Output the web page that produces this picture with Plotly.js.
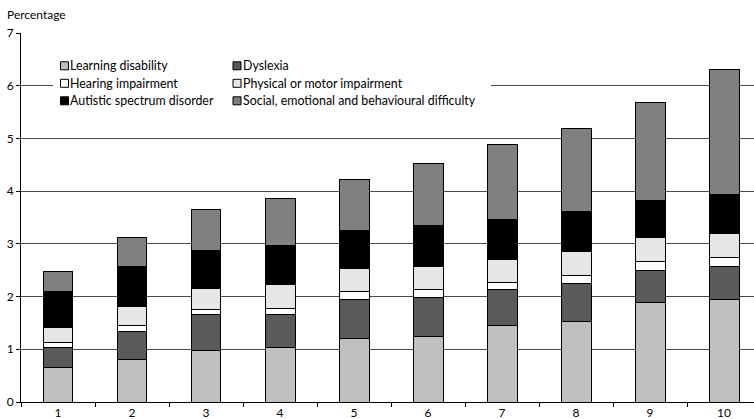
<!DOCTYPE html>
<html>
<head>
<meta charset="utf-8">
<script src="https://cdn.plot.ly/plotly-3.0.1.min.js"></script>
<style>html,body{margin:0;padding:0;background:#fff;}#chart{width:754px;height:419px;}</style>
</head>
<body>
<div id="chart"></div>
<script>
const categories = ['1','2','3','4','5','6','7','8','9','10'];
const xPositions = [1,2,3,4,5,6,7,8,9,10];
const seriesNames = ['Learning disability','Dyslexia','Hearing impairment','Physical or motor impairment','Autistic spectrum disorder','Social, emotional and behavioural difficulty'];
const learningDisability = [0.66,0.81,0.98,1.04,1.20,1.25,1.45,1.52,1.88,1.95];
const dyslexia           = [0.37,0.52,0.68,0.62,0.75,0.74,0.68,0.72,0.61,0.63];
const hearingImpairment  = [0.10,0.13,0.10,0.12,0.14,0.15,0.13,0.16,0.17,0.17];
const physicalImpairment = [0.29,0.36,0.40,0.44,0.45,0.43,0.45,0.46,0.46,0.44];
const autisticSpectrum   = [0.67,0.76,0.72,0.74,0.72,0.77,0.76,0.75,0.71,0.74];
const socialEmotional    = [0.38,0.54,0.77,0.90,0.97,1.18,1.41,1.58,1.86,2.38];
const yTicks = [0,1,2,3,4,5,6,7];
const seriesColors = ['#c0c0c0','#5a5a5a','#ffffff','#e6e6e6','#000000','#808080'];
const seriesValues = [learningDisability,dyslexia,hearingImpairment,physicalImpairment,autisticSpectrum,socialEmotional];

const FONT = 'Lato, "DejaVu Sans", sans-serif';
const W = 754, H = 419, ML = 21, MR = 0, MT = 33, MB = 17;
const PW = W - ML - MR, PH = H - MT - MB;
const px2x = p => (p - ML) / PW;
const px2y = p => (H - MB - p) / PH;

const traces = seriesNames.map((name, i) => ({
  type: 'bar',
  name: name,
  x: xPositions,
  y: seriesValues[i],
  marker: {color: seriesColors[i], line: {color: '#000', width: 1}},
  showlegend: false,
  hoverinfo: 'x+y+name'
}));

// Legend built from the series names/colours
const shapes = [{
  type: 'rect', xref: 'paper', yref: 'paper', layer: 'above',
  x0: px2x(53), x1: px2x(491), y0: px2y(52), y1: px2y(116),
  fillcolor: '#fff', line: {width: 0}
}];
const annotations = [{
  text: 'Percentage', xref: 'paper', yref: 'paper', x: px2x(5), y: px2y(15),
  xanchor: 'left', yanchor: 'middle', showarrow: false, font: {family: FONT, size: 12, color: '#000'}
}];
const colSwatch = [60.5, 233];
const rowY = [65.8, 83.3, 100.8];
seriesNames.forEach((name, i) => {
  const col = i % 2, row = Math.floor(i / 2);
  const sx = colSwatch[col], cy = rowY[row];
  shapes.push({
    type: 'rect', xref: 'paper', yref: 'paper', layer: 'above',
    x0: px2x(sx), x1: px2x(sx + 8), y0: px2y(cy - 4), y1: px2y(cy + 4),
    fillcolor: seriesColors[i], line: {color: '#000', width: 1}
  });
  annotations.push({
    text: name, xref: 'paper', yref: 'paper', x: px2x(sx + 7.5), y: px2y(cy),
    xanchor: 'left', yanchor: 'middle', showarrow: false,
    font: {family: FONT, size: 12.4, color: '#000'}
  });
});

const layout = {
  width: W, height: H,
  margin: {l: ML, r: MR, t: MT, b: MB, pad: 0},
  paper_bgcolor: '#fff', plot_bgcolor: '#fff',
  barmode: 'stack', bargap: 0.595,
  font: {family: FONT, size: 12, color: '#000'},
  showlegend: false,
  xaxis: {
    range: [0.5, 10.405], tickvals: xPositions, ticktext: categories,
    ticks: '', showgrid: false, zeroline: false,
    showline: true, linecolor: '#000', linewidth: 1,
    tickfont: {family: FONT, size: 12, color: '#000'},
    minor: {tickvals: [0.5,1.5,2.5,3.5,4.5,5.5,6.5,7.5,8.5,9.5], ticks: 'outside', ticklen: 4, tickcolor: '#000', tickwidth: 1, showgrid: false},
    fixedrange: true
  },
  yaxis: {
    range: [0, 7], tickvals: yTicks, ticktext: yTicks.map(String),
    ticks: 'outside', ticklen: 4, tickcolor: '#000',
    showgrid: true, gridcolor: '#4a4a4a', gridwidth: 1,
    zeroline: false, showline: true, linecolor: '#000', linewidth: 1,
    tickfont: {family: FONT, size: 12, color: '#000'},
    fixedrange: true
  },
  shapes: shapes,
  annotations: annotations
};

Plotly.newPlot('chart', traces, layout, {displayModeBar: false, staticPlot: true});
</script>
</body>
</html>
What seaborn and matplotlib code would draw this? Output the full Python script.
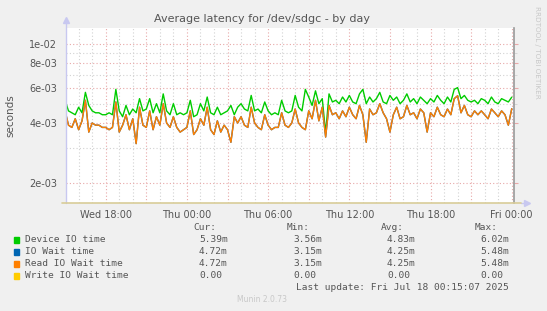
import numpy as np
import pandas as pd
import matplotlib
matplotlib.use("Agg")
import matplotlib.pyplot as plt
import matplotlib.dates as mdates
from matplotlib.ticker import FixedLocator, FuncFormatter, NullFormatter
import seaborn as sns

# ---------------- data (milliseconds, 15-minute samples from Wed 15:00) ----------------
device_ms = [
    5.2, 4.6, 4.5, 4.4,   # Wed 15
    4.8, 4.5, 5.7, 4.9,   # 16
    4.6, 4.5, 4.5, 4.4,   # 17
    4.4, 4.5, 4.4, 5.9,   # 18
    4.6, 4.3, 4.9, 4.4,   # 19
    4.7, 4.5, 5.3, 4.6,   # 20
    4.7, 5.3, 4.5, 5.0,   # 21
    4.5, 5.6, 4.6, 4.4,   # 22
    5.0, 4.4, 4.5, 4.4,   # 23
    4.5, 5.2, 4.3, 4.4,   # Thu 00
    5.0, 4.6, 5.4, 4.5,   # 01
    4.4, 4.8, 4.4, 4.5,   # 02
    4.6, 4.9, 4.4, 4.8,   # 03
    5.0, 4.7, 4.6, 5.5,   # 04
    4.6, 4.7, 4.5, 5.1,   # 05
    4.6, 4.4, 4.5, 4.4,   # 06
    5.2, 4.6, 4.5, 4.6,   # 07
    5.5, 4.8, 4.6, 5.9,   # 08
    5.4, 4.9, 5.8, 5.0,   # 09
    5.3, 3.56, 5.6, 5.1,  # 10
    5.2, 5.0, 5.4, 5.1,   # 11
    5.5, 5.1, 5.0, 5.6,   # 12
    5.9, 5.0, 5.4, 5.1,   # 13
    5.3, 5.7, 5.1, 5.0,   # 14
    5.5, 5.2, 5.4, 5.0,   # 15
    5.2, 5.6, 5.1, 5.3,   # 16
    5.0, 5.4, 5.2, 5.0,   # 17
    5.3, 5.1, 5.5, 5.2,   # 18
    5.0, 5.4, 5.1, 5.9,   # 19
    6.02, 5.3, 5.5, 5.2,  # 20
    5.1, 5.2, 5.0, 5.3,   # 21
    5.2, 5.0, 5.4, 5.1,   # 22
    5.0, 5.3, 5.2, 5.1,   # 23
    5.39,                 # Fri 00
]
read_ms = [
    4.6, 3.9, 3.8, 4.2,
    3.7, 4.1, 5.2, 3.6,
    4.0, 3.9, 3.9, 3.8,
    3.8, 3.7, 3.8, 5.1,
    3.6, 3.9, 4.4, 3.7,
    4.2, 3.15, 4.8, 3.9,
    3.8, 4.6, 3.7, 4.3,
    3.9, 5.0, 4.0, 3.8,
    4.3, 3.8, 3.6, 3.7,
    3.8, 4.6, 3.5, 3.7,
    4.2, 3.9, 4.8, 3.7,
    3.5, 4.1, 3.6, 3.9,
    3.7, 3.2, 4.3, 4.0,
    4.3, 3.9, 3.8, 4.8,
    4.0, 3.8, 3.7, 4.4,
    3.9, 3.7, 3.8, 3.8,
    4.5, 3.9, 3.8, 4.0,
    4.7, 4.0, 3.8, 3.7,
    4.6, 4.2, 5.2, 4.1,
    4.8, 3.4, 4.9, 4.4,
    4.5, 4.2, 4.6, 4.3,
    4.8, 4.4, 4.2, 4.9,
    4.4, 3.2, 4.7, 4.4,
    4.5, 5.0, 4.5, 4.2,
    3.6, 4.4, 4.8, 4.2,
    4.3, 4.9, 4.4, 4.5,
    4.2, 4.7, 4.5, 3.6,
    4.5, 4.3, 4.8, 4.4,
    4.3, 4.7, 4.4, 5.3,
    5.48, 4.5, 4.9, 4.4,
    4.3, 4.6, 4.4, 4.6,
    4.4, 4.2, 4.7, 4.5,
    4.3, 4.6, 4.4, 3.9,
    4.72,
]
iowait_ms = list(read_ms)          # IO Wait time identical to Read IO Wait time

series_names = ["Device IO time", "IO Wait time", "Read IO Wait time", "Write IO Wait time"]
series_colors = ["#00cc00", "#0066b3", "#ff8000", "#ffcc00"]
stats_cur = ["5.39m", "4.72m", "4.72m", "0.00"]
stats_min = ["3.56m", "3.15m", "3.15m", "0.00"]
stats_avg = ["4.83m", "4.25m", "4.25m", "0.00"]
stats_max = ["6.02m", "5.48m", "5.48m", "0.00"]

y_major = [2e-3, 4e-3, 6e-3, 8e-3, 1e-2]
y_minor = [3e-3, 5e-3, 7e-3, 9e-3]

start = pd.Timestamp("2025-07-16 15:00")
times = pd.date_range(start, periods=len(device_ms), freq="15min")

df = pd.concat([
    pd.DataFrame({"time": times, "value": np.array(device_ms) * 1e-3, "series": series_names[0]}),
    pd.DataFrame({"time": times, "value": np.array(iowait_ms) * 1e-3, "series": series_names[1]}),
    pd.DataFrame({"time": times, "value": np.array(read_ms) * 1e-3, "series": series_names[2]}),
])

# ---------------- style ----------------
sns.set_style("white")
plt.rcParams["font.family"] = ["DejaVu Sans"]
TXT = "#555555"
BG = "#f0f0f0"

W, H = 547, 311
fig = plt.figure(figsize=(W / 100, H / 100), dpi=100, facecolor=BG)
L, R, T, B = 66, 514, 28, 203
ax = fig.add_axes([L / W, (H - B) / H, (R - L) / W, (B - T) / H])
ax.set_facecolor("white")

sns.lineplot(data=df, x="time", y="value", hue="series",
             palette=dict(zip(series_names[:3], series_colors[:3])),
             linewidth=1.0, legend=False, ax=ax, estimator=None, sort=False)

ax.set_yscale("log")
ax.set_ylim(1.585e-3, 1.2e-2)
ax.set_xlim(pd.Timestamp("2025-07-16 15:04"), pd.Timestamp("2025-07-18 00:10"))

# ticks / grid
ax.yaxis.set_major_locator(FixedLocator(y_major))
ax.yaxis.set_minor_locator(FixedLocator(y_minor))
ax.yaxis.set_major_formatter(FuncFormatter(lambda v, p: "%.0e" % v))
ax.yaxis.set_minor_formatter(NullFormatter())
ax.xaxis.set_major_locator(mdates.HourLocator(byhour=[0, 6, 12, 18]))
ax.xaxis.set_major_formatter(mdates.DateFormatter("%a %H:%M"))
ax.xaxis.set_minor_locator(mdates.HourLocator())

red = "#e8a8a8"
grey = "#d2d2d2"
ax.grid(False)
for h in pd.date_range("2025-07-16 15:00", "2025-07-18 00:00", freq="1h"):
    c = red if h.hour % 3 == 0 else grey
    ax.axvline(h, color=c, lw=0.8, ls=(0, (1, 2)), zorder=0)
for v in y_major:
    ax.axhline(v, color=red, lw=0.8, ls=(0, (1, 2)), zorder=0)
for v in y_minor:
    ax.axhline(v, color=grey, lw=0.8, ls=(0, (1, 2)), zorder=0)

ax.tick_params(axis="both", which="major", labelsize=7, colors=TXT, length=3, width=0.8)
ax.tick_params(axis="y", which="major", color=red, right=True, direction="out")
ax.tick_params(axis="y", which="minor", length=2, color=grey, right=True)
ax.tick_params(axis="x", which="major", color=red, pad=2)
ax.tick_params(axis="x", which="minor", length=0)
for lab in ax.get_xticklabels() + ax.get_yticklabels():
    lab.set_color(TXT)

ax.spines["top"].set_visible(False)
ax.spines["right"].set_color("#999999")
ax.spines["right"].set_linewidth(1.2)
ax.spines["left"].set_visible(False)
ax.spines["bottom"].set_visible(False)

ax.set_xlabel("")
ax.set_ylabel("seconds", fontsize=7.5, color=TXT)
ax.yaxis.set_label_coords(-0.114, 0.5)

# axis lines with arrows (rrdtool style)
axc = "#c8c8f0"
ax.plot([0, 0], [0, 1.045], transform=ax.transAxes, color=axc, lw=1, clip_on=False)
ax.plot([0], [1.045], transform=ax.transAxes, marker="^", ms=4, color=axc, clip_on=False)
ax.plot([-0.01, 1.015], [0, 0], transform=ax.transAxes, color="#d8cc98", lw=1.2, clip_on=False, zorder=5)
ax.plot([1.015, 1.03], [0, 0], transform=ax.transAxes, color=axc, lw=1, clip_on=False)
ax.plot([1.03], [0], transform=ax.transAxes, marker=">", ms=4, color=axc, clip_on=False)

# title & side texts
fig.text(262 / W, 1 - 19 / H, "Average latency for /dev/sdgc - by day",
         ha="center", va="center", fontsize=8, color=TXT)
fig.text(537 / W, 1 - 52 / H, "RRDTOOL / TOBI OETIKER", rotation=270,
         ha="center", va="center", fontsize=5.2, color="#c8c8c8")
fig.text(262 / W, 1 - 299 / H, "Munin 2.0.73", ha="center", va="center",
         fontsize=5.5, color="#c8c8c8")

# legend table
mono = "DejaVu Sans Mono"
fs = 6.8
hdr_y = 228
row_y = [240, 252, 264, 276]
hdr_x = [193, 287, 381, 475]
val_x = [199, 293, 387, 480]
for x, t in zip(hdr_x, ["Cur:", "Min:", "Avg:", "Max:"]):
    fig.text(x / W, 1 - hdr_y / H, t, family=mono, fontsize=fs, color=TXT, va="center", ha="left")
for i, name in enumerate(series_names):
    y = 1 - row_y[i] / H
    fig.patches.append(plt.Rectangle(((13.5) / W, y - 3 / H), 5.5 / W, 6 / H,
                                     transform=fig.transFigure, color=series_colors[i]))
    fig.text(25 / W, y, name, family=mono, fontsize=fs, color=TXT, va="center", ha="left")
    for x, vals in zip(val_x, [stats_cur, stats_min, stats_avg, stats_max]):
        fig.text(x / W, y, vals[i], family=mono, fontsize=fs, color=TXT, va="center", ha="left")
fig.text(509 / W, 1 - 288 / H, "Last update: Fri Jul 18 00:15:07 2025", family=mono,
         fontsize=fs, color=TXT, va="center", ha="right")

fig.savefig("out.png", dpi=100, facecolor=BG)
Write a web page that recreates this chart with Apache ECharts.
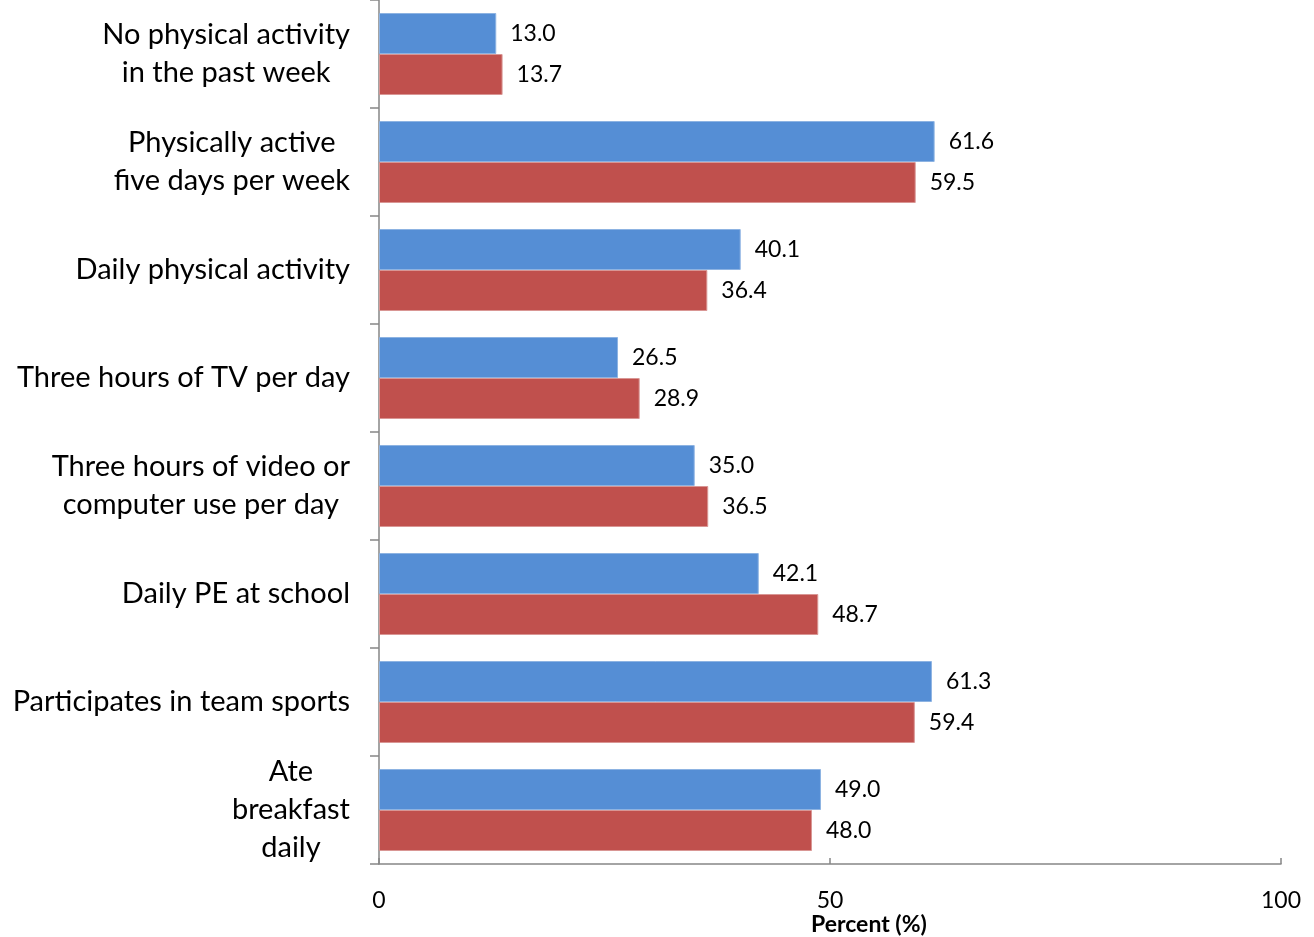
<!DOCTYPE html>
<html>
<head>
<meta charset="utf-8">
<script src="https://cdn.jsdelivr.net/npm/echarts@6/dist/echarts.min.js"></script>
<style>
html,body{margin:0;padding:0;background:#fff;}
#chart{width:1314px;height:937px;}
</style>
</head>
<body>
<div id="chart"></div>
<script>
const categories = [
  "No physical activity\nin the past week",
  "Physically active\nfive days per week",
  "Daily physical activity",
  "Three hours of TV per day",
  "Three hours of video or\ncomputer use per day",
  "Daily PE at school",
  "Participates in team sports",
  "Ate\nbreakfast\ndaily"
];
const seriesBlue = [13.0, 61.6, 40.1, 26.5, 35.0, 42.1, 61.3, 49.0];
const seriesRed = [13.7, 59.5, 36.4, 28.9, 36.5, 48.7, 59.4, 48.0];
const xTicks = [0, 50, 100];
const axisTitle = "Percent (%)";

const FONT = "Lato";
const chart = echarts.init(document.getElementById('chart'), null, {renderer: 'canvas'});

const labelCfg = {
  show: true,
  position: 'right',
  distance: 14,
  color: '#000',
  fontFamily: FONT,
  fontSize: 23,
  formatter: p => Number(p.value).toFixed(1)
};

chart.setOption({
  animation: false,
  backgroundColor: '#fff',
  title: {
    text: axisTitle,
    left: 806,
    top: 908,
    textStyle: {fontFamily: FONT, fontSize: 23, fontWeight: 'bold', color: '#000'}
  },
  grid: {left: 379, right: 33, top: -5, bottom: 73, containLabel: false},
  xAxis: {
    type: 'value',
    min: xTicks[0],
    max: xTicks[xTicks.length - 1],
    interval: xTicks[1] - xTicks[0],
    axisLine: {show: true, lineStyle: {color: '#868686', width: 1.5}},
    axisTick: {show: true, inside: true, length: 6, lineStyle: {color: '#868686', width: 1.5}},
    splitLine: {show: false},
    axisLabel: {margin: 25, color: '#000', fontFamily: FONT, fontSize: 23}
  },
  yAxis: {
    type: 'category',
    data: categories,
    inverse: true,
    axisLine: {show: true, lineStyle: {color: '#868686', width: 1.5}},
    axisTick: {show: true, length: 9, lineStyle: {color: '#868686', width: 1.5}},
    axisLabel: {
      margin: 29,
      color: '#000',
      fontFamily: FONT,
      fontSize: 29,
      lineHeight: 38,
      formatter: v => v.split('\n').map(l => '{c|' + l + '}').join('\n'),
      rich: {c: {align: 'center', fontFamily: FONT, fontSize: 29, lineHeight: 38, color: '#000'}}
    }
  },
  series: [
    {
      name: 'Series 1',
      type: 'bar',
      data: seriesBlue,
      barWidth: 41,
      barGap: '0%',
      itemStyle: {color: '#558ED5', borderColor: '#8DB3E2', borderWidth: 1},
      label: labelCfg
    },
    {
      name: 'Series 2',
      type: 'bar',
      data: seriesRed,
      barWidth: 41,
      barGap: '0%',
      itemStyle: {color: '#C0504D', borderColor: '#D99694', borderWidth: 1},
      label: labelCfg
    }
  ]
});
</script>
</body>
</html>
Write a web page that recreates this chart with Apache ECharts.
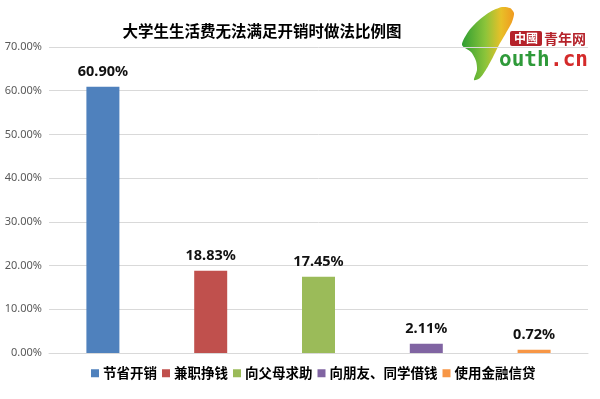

Given problem:
Copy out, exactly, every line from the one that contains "What seaborn and" through the one that contains "import seaborn as sns". Pictures stay out of the copy.

Correct result:
What seaborn and matplotlib code would draw this? Output the full Python script.
import numpy as np
import pandas as pd
import matplotlib
matplotlib.use("Agg")
import matplotlib.pyplot as plt
import matplotlib.dates as mdates
from matplotlib.ticker import FixedLocator, FuncFormatter, NullFormatter
import seaborn as sns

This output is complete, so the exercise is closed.